By Dan Mahaffee
September 12, 2014
Once a political improbability, the voices of independence seem to grow stronger and stronger in Scotland. As the Scots prepare to go to the polls Sept. 18, questions about Scottish independence and U.S. national security remain unresolved. While the vote will ultimately be a display of Scottish self-determination, an independent Scotland could present challenges to what has been one of the longest and most productive security partnerships in history.
The special relationship between the United States and the United Kingdom — not withstanding a certain White House cake on Twitter a few weeks ago — has been the bedrock of transatlantic security for most of the 20th century through World War II and the Cold War, as well as the shifting sands of the post-Cold War and post-9/11 eras.
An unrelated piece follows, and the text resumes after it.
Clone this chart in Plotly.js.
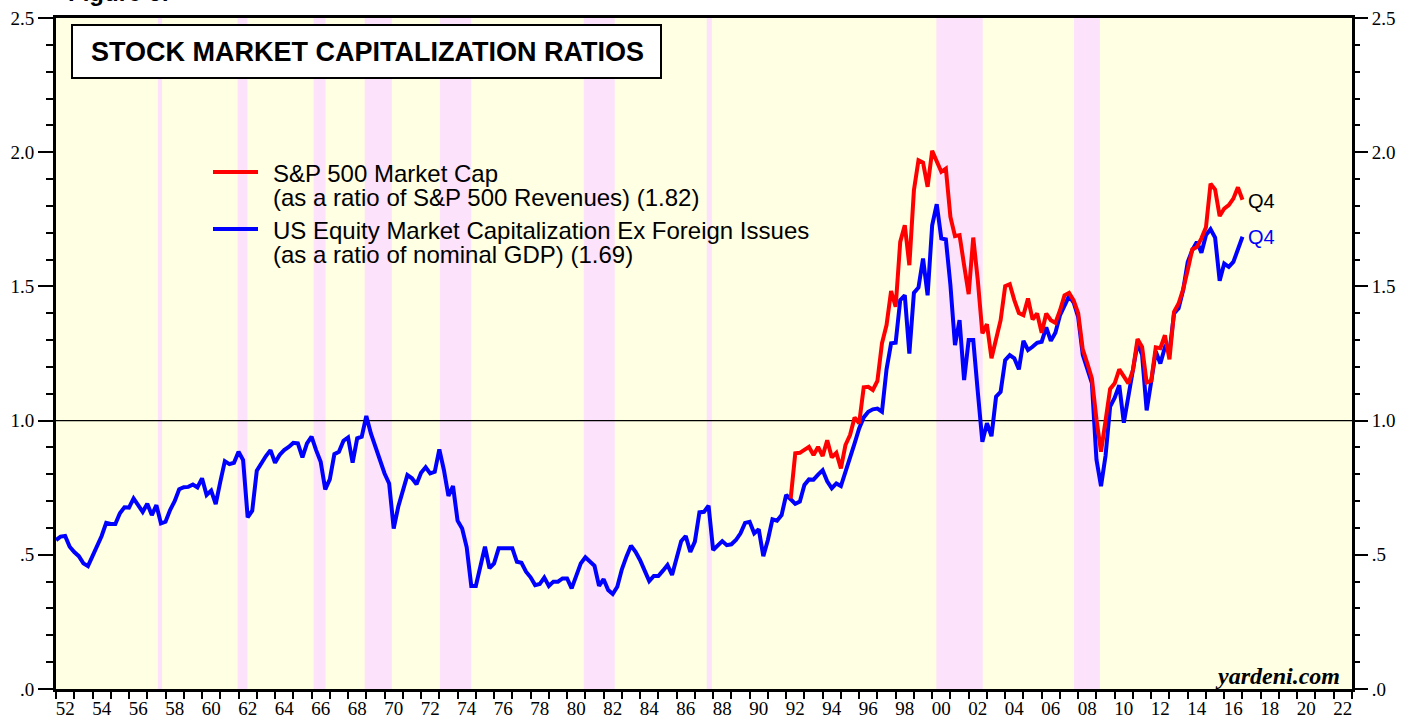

Of all the factors now being discussed by leaders in London and Edinburgh, it is the British armed forces and security services that benefit the most from the geographical and financial advantages of the union, as well as the talented personnel from throughout the British Isles.
The United Kingdom is a steadfast partner in the NATO alliance. Even with significant budgetary pressure, Britain is one of the few countries that still reaches the recommended 2 percent of GDP threshold for military spending, and, with France, it remains one of the few nations able to join the United States in conducting significant expeditionary operations. As members of the “Five Eyes,” the United States and United Kingdom — alongside Australia, Canada, and New Zealand — monitor a chaotic world. American and British law enforcement work hand-in-hand to confront terrorism and crime.
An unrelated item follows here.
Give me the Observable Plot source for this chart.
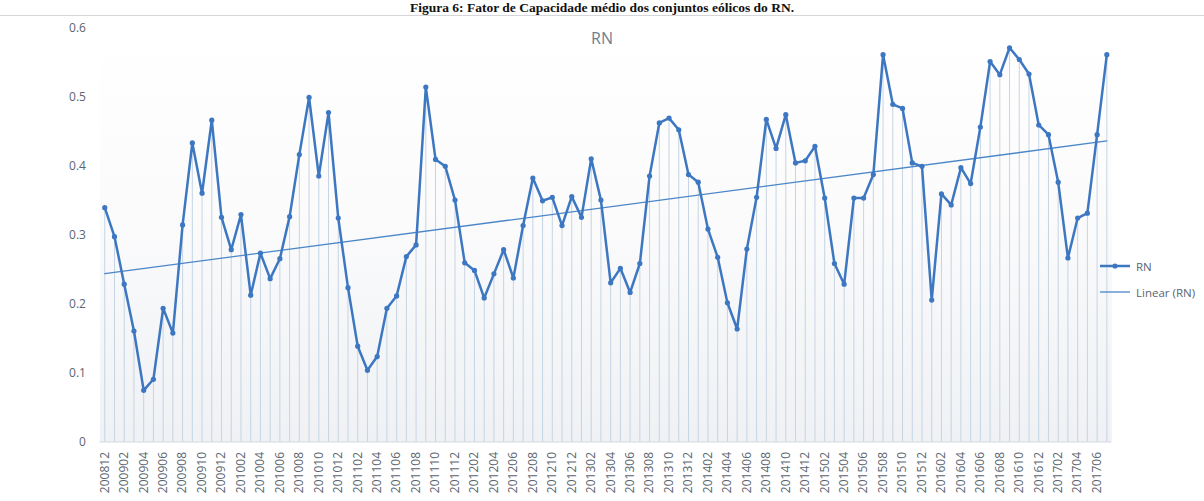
<!DOCTYPE html>
<html><head><meta charset="utf-8">
<script src="https://cdn.jsdelivr.net/npm/d3@7"></script>
<script src="https://cdn.jsdelivr.net/npm/@observablehq/plot@0.6"></script>
<style>
html,body{margin:0;padding:0;background:#fff;overflow:hidden;width:1204px;height:501px;}
#wrap{position:relative;width:1204px;height:501px;overflow:hidden;}
#caption{position:absolute;left:0;top:0;width:1204px;text-align:center;font:bold 13.5px "Liberation Serif","Times New Roman",serif;line-height:15px;color:#111;white-space:nowrap;}
#border{position:absolute;left:0;top:15px;width:1204px;height:1px;background:#d4d6d9;}
#chart{position:absolute;left:0;top:12px;}
#title{position:absolute;top:27px;left:0;width:1204px;text-align:center;font:16px "Open Sans",sans-serif;color:#6d7f93;}
.lg{position:absolute;left:1100px;height:14px;font:11.5px "Open Sans",sans-serif;color:#5a6570;display:flex;align-items:center;white-space:nowrap;}
.lg svg{margin-right:4px;}
</style></head><body>
<div id="wrap">
  <div id="chart"></div>
  <div id="border"></div>
  <div id="caption">Figura 6: Fator de Capacidade médio dos conjuntos eólicos do RN.</div>
  <div id="title">RN</div>
  <div class="lg" style="top:259px"><svg width="32" height="10"><line x1="0" y1="5" x2="30" y2="5" stroke="#3d77c1" stroke-width="2.5"/><circle cx="15" cy="5" r="2.6" fill="#3d77c1"/></svg><span>RN</span></div>
  <div class="lg" style="top:285px"><svg width="32" height="10"><line x1="0" y1="5" x2="30" y2="5" stroke="#4a86c8" stroke-width="1.3"/></svg><span>Linear (RN)</span></div>
</div>
<script>
const months = [
 "200812","200901","200902","200903","200904","200905","200906","200907","200908","200909","200910","200911","200912",
 "201001","201002","201003","201004","201005","201006","201007","201008","201009","201010","201011","201012",
 "201101","201102","201103","201104","201105","201106","201107","201108","201109","201110","201111","201112",
 "201201","201202","201203","201204","201205","201206","201207","201208","201209","201210","201211","201212",
 "201301","201302","201303","201304","201305","201306","201307","201308","201309","201310","201311","201312",
 "201401","201402","201403","201404","201405","201406","201407","201408","201409","201410","201411","201412",
 "201501","201502","201503","201504","201505","201506","201507","201508","201509","201510","201511","201512",
 "201601","201602","201603","201604","201605","201606","201607","201608","201609","201610","201611","201612",
 "201701","201702","201703","201704","201705","201706","201707"
];
const values = [
 0.340,0.298,0.229,0.161,0.075,0.091,0.194,0.158,0.315,0.434,0.361,0.467,0.326,
 0.279,0.330,0.213,0.274,0.237,0.266,0.327,0.417,0.500,0.386,0.478,0.325,
 0.224,0.139,0.104,0.124,0.194,0.212,0.269,0.286,0.515,0.410,0.400,0.351,
 0.260,0.249,0.209,0.244,0.279,0.238,0.314,0.383,0.350,0.355,0.314,0.356,
 0.326,0.411,0.351,0.231,0.252,0.217,0.259,0.386,0.463,0.470,0.453,0.388,
 0.377,0.309,0.268,0.202,0.164,0.280,0.355,0.468,0.426,0.475,0.405,0.408,
 0.429,0.354,0.259,0.229,0.354,0.354,0.388,0.562,0.490,0.484,0.405,0.400,
 0.206,0.360,0.344,0.398,0.375,0.457,0.552,0.533,0.572,0.555,0.534,0.460,
 0.446,0.377,0.267,0.325,0.332,0.446,0.562
];
const yTicks = [0, 0.1, 0.2, 0.3, 0.4, 0.5, 0.6];

const data = months.map((m, i) => ({idx: i, month: m, value: values[i]}));
const xTicks = d3.range(0, months.length, 2);

const chart = Plot.plot({
  width: 1204, height: 489,
  marginLeft: 99.4, marginRight: 92.8, marginTop: 16, marginBottom: 59.5,
  x: {domain: [-0.5, months.length - 0.5], label: null},
  y: {domain: [0, 0.6], label: null},
  style: {fontFamily: "Open Sans, sans-serif", fontSize: "12px", color: "#5a6570", background: "transparent"},
  marks: [
    Plot.frame({fill: "url(#bg)", stroke: null}),
    Plot.ruleX(data, {x: "idx", y1: 0, y2: "value", stroke: "#c6d4e3", strokeWidth: 1}),
    Plot.ruleY([0], {stroke: "#d3d8de", strokeWidth: 1.2}),
    Plot.axisY({ticks: yTicks, tickSize: 0, tickPadding: 14, tickFormat: d3.format("~g"), fill: "#5a6570", fontSize: 12, label: null}),
    Plot.axisX({ticks: xTicks, tickFormat: i => months[i], tickRotate: -90, tickSize: 0, tickPadding: 10, fill: "#5a6570", fontSize: 12, label: null}),
    Plot.linearRegressionY(data, {x: "idx", y: "value", stroke: "#4a86c8", strokeWidth: 1.3, ci: 0}),
    Plot.line(data, {x: "idx", y: "value", stroke: "#3d77c1", strokeWidth: 2.5}),
    Plot.dot(data, {x: "idx", y: "value", r: 2.6, fill: "#3d77c1", stroke: null})
  ]
});
const defs = d3.select(chart).insert("defs", ":first-child");
const g = defs.append("linearGradient").attr("id", "bg").attr("x1", 0).attr("y1", 0).attr("x2", 0).attr("y2", 1);
g.append("stop").attr("offset", "0%").attr("stop-color", "#ffffff");
g.append("stop").attr("offset", "45%").attr("stop-color", "#fbfbfc");
g.append("stop").attr("offset", "100%").attr("stop-color", "#eff1f4");
document.getElementById("chart").appendChild(chart);
</script>
</body></html>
Should Scotland break away from the United Kingdom, could the United States maintain this close of a security relationship with an independent Scotland? What would be the potential vulnerabilities opened by an independent Scotland? And would the remaining United Kingdom be able to serve in such close partnership? As polls shift in Scotland toward independence, these are questions that American security planners need to consider in greater detail.
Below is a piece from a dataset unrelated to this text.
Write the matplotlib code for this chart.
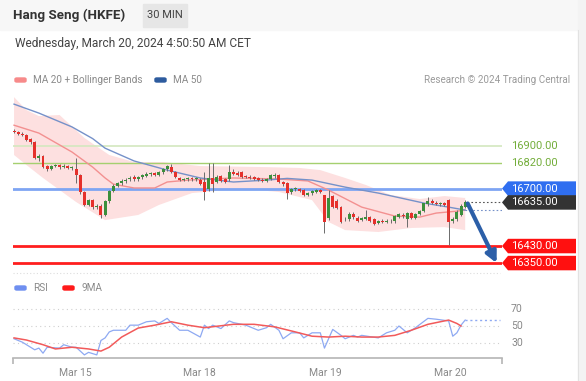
import numpy as np
import matplotlib.pyplot as plt
from matplotlib.patches import Polygon, Rectangle, FancyBboxPatch
from matplotlib.lines import Line2D

plt.rcParams["font.family"] = ["Roboto", "DejaVu Sans"]

# ---- data (30 min candles, Mar 14 -> Mar 20) ----
opens = [16972, 16964, 16958, 16952, 16932, 16920, 16842, 16855, 16804, 16792,
         16806, 16810, 16800, 16806, 16796, 16792, 16762, 16684, 16624, 16646,
         16614, 16620, 16578, 16640, 16690, 16714, 16726, 16736, 16744, 16756,
         16744, 16754, 16760, 16768, 16774, 16764, 16778, 16790, 16802, 16778,
         16748, 16740, 16744, 16750, 16744, 16742, 16730, 16700, 16750, 16732,
         16760, 16744, 16744, 16776, 16772, 16776, 16758, 16754, 16754, 16748,
         16742, 16738, 16744, 16760, 16766, 16730, 16724, 16684, 16698, 16700,
         16692, 16672, 16678, 16686, 16692, 16668, 16560, 16664, 16640, 16612,
         16558, 16555, 16582, 16562, 16552, 16558, 16566, 16556, 16538, 16548,
         16544, 16550, 16546, 16566, 16578, 16556, 16586, 16564, 16580, 16594,
         16626, 16642, 16634, 16628, 16632, 16646, 16546, 16558, 16578, 16615]
highs = [16980, 16970, 16966, 16958, 16940, 16926, 16862, 16860, 16812, 16812,
         16815, 16816, 16814, 16812, 16806, 16845, 16770, 16690, 16652, 16652,
         16628, 16626, 16646, 16695, 16720, 16732, 16744, 16748, 16758, 16762,
         16760, 16768, 16776, 16780, 16780, 16784, 16795, 16812, 16815, 16784,
         16756, 16752, 16756, 16756, 16756, 16750, 16778, 16820, 16822, 16764,
         16766, 16752, 16812, 16790, 16782, 16782, 16766, 16762, 16760, 16754,
         16748, 16748, 16770, 16772, 16770, 16738, 16730, 16704, 16708, 16704,
         16698, 16684, 16692, 16698, 16698, 16672, 16695, 16672, 16650, 16618,
         16566, 16588, 16590, 16570, 16566, 16600, 16572, 16562, 16554, 16556,
         16556, 16556, 16576, 16586, 16584, 16592, 16592, 16586, 16600, 16634,
         16662, 16650, 16640, 16638, 16638, 16652, 16565, 16598, 16628, 16648]
lows = [16960, 16952, 16945, 16925, 16912, 16838, 16832, 16795, 16782, 16786,
        16800, 16794, 16796, 16790, 16788, 16725, 16675, 16618, 16618, 16606,
        16606, 16562, 16570, 16632, 16684, 16706, 16718, 16728, 16738, 16738,
        16738, 16746, 16754, 16760, 16758, 16758, 16770, 16784, 16772, 16752,
        16734, 16734, 16738, 16738, 16736, 16715, 16646, 16690, 16684, 16725,
        16730, 16724, 16738, 16764, 16760, 16750, 16748, 16744, 16742, 16734,
        16732, 16732, 16740, 16752, 16726, 16714, 16650, 16676, 16690, 16684,
        16664, 16664, 16672, 16680, 16678, 16490, 16552, 16610, 16604, 16538,
        16548, 16548, 16558, 16545, 16546, 16552, 16544, 16530, 16532, 16538,
        16538, 16540, 16540, 16560, 16562, 16520, 16555, 16556, 16574, 16588,
        16620, 16628, 16622, 16620, 16618, 16435, 16540, 16550, 16570, 16608]
closes = [16964, 16958, 16950, 16930, 16918, 16845, 16855, 16800, 16790, 16805,
          16810, 16800, 16808, 16795, 16800, 16765, 16682, 16625, 16646, 16612,
          16620, 16575, 16640, 16690, 16714, 16728, 16738, 16742, 16752, 16744,
          16756, 16762, 16770, 16775, 16764, 16778, 16790, 16804, 16778, 16756,
          16740, 16746, 16750, 16744, 16750, 16722, 16686, 16752, 16722, 16756,
          16736, 16730, 16776, 16770, 16766, 16754, 16754, 16750, 16747, 16740,
          16738, 16743, 16763, 16766, 16730, 16720, 16678, 16700, 16702, 16690,
          16670, 16678, 16688, 16692, 16684, 16545, 16655, 16615, 16610, 16545,
          16555, 16582, 16565, 16550, 16560, 16566, 16550, 16535, 16548, 16544,
          16550, 16546, 16570, 16580, 16570, 16586, 16560, 16580, 16595, 16630,
          16642, 16634, 16628, 16632, 16624, 16545, 16556, 16590, 16620, 16635]

# moving averages / bands (candle index, price)
ma50_idx = [0, 6, 14, 19, 22, 29, 37, 45, 53, 61, 66, 72, 80, 88, 99, 105, 109]
ma50_val = [17097, 17055, 16990, 16935, 16890, 16830, 16787, 16750, 16731, 16740,
            16748, 16740, 16707, 16679, 16632, 16613, 16599]
ma20_idx = [0, 6, 14, 19, 22, 24, 29, 34, 37, 42, 53, 64, 71, 76, 84, 92, 98, 102, 107, 109]
ma20_val = [16998, 16961, 16872, 16801, 16750, 16721, 16703, 16703, 16731, 16740,
            16750, 16745, 16736, 16693, 16613, 16571, 16566, 16585, 16594, 16599]
bb_up_idx = [0, 3, 6, 11, 17, 23, 29, 36, 45, 61, 69, 74, 80, 85, 91, 98, 104, 109]
bb_up_val = [17130, 17069, 17041, 17046, 16938, 16858, 16825, 16825, 16806, 16801,
             16797, 16787, 16750, 16717, 16670, 16651, 16665, 16656]
bb_lo_idx = [0, 3, 7, 15, 22, 30, 35, 43, 51, 59, 64, 72, 76, 80, 88, 96, 104, 109]
bb_lo_val = [16858, 16811, 16750, 16637, 16552, 16576, 16623, 16679, 16693, 16693,
             16684, 16646, 16543, 16505, 16496, 16515, 16519, 16505]

# RSI panel
rsi_idx = [0, 2, 5, 6, 7, 8, 11, 12, 14, 15, 17, 18, 20, 21, 22, 23, 24, 27, 28, 30,
           32, 34, 35, 37, 38, 40, 42, 45, 46, 47, 48, 50, 52, 53, 56, 59, 61, 62, 64,
           65, 67, 69, 70, 72, 74, 75, 77, 79, 80, 82, 83, 84, 88, 90, 92, 93, 95, 97,
           100, 102, 105, 106, 107, 108, 109]
rsi_val = [35, 31, 22, 24, 18, 25, 24, 28, 25, 25, 16, 19, 16, 33, 36, 43, 45, 45, 51, 51,
           55, 56, 53, 59, 54, 45, 45, 37, 51, 47, 51, 47, 56, 54, 51, 45, 48, 52, 45,
           35, 42, 42, 36, 42, 42, 24, 46, 39, 35, 39, 37, 39, 36, 42, 45, 50, 42, 48,
           59, 58, 56, 38, 42, 51, 57]
ma9_idx = [0, 3, 7, 10, 14, 18, 21, 23, 26, 30, 34, 38, 42, 46, 53, 58, 63, 68, 72,
           76, 80, 84, 88, 92, 96, 100, 105, 107, 108]
ma9_val = [36, 33.5, 28, 23, 25, 23, 20.5, 25, 37, 47.6, 51, 55, 51, 48, 52, 52, 49,
           43, 38, 37, 38, 37, 37, 39, 45, 52, 57, 53, 50]

levels = [16900, 16820, 16700, 16430, 16350]
level_colors = ["#d3e8bf", "#a5d06f", "#7ea5f3", "#ff1e1e", "#ff1e1e"]
level_widths = [1.2, 1.0, 2.0, 2.0, 2.0]
target = 16350
day_ticks = [14.7, 44.9, 75.1, 105.3]
day_labels = ["Mar 15", "Mar 18", "Mar 19", "Mar 20"]

W, H = 586, 381
fig = plt.figure(figsize=(W / 100, H / 100), dpi=100)


def px_box(x0, y0, x1, y1):
    return [x0 / W, 1 - y1 / H, (x1 - x0) / W, (y1 - y0) / H]


def fx(x):
    return x / W


def fy(y):
    return 1 - y / H


# page frame
fig.patches.append(Rectangle((0, fy(30)), 1, 1 - fy(30), transform=fig.transFigure,
                             color="#f7f7f7", zorder=0))
fig.patches.append(Rectangle((fx(578), 0), 1, 1, transform=fig.transFigure,
                             color="#f3f3f3", zorder=0))
fig.lines.append(Line2D([fx(578), fx(578)], [0, fy(30)], transform=fig.transFigure,
                        color="#e2e2e2", lw=0.8))

# header
fig.text(fx(13), fy(15), "Hang Seng (HKFE)", fontsize=9.6, fontweight="bold",
         color="#333333", va="center")
fig.patches.append(Rectangle((fx(143), fy(27)), fx(44), (27 - 4) / H,
                             transform=fig.transFigure, color="#e6e6e6"))
fig.text(fx(165), fy(15), "30 MIN", fontsize=8, color="#444444", va="center", ha="center")
fig.text(fx(15), fy(44), "Wednesday, March 20, 2024 4:50:50 AM CET", fontsize=8.6,
         color="#444444", va="center")

# legends
def legend_patch(x, y, color):
    fig.patches.append(FancyBboxPatch((fx(x), fy(y + 2)), fx(11), 4 / H,
                                      boxstyle="round,pad=0,rounding_size=0.003",
                                      transform=fig.transFigure, color=color))


legend_patch(15, 80, "#f78a8a")
fig.text(fx(33), fy(80), "MA 20 + Bollinger Bands", fontsize=7.2, color="#8a8a8a", va="center")
legend_patch(155, 80, "#2d5b9e")
fig.text(fx(173), fy(80), "MA 50", fontsize=7.2, color="#8a8a8a", va="center")
fig.text(fx(570), fy(80), "Research \u00a9 2024 Trading Central", fontsize=7.1,
         color="#9a9a9a", va="center", ha="right")

legend_patch(15, 288, "#6f8ff0")
fig.text(fx(33), fy(288), "RSI", fontsize=7.2, color="#8a8a8a", va="center")
legend_patch(63, 288, "#ff1a1a")
fig.text(fx(82), fy(288), "9MA", fontsize=7.2, color="#8a8a8a", va="center")

fig.lines.append(Line2D([fx(13), fx(500)], [fy(273), fy(273)], transform=fig.transFigure,
                        color="#dddddd", lw=0.8, ls=(0, (1, 2))))

# ---- price panel ----
xlim = (-0.25, 117.9)
ylim = (16308, 17140)
ax = fig.add_axes(px_box(13, 95, 502, 272))
ax.set_xlim(*xlim)
ax.set_ylim(*ylim)
ax.axis("off")

ax.fill(np.r_[bb_up_idx, bb_lo_idx[::-1]], np.r_[bb_up_val, bb_lo_val[::-1]],
        color="#fde0e0", lw=0, zorder=1)
for lv, c, w in zip(levels, level_colors, level_widths):
    ax.axhline(lv, color=c, lw=w, zorder=2)
ax.plot(ma20_idx, ma20_val, color="#f39090", lw=1.0, zorder=3)
ax.plot(ma50_idx, ma50_val, color="#7591c9", lw=1.0, zorder=3)

o = np.array(opens)
c = np.array(closes)
x = np.arange(len(o))
up = c >= o
ax.vlines(x, lows, highs, color="#6b6b6b", lw=0.7, zorder=4)
body_lo = np.minimum(o, c)
body_h = np.maximum(np.abs(c - o), 3)
ax.bar(x[up], body_h[up], bottom=body_lo[up], width=0.72, color="#3c8f3c", zorder=5)
ax.bar(x[~up], body_h[~up], bottom=body_lo[~up], width=0.72, color="#e5302b", zorder=5)

last = len(c) - 1
ax.plot([last + 0.5, xlim[1]], [closes[-1]] * 2, color="#555555", lw=0.8,
        ls=(0, (1.5, 2)), zorder=3)
ax.plot([ma50_idx[-1], xlim[1]], [ma50_val[-1]] * 2, color="#7591c9", lw=0.8,
        ls=(0, (1.5, 2)), zorder=3)
ax.annotate("", xy=(last + 7.6, target), xytext=(last + 0.6, closes[-1] - 5),
            arrowprops=dict(arrowstyle="-|>", color="#2c5fa8", lw=3, mutation_scale=16,
                            shrinkA=0, shrinkB=0), zorder=6, annotation_clip=False)

# right side price tags
axr = fig.add_axes(px_box(502, 95, 578, 272))
axr.set_xlim(0, 76)
axr.set_ylim(*ylim)
axr.axis("off")
tag_h = 14.5 * (ylim[1] - ylim[0]) / 177
tag_colors = [None, None, "#2f6ef0", "#ff1010", "#ff1010"]
tags = levels[:]
tags.insert(3, closes[-1])
tag_colors.insert(3, "#333333")
for lv, tc in zip(tags, tag_colors):
    label = f"{lv:.2f}"
    if tc is None:
        axr.text(9, lv, label, fontsize=8, color="#73ad3a", va="center", ha="left")
        continue
    hh = tag_h / 2
    axr.add_patch(Polygon([[0, lv], [6, lv + hh], [74, lv + hh], [74, lv - hh], [6, lv - hh]],
                          closed=True, color=tc, lw=0, clip_on=False))
    axr.text(9, lv, label, fontsize=8, color="white", va="center", ha="left")

# ---- RSI panel ----
ax2 = fig.add_axes(px_box(13, 295, 502, 358))
ax2.set_xlim(*xlim)
ax2.set_ylim(12.35, 86.5)
for g in (30, 50, 70):
    ax2.axhline(g, color="#cfcfcf", lw=0.8, ls=(0, (1, 3)), zorder=1)
ax2.plot(rsi_idx, rsi_val, color="#8ea9f2", lw=0.9, zorder=3)
ax2.plot([rsi_idx[-1], xlim[1] - 0.5], [rsi_val[-1]] * 2, color="#8ea9f2", lw=1.0,
         ls=(0, (1.5, 2)), zorder=3)
ax2.plot(ma9_idx, ma9_val, color="#f25a5a", lw=1.1, zorder=4)
for s in ("top", "right", "left"):
    ax2.spines[s].set_visible(False)
ax2.spines["bottom"].set_color("#b5b5b5")
ax2.spines["bottom"].set_linewidth(1.2)
ax2.set_yticks([])
ax2.set_xticks(day_ticks, day_labels)
ax2.set_xticks(xlim, minor=True)
ax2.tick_params(axis="x", which="major", length=0, pad=7, labelsize=7.5, labelcolor="#888888")
ax2.tick_params(axis="x", which="minor", length=4, width=1.2, color="#b5b5b5")
ax2.patch.set_alpha(0)

axr2 = fig.add_axes(px_box(502, 295, 578, 358))
axr2.set_xlim(0, 76)
axr2.set_ylim(12.35, 86.5)
axr2.axis("off")
for g in (30, 50, 70):
    axr2.text(9, g, str(g), fontsize=7.5, color="#888888", va="center", ha="left")

fig.savefig("out.png", dpi=100)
The political leaders of the Scottish independence movement, the Scottish National Party (SNP), have a checkered history in terms of NATO participation. It wasn’t until 2012 that the SNP finally voted to ditch the anti-NATO element of its platform, and there is still significant opposition to NATO among the SNP grassroots. Should an independent Scotland seek NATO membership, it would have to reconcile its demands for nuclear disarmament with NATO agreements to deploy nuclear weapons.
One must ask whether an independent Scotland would be a security contributor or a free rider within the alliance structure. In facing a resurgent Russia, Scotland is geographically vital for intercepting Russian aircraft, ships, and submarines entering the North Atlantic. Even with conservative estimates of Scottish defense spending, it is likely that their defense capacity would be similar to smaller Nordic countries. Already, we have seen how Russian aircraft repeatedly challenge the airspace of the countries of the Baltics and Scandinavia countries — and the United Kingdom itself — would Scotland require an extension of already stretched NATO resources for its air policing as well?
In facing issues of terrorism, cybersecurity, and organized crime, the United States would have to build partnerships with new Scottish intelligence and law enforcement bodies, as Scotland would no longer participate in MI5, MI6, and GCHQ. Given the challenges of setting up these new bodies and building their capabilities, could Scotland potentially become a conduit for these nefarious activities? Would the United States see increased cybercrime and cyber espionage routed through Scottish networks? Would travel between Scotland and the United States continue under existing visa waiver policies?
Newly independent Scotland would have to build new security, intelligence, and law enforcement partnerships with the United States. There is no doubt that the United States and an independent Scotland could work together closely on these issues. Scotland and the United States share — and will continue to share — the same fundamental values. Still there are understandable concerns about the resources and capabilities of a United Kingdom that remains united compared to an independent Scotland and what remains of the United Kingdom. Ultimately, this would reshape U.S. national security and the transatlantic partnership.
Finally, as Scotland decides, it is worth remembering, when British surgeons worked to save American soldiers and marines in Afghanistan, some of the transfused blood came from the United Kingdom. For the young men and women on that operating table, it didn’t matter whether the blood came from Coventry, Cardiff, or Carnoustie.
Dan Mahaffee is the Director of Policy & Board Relations at the Center for the Study of the Presidency & Congress.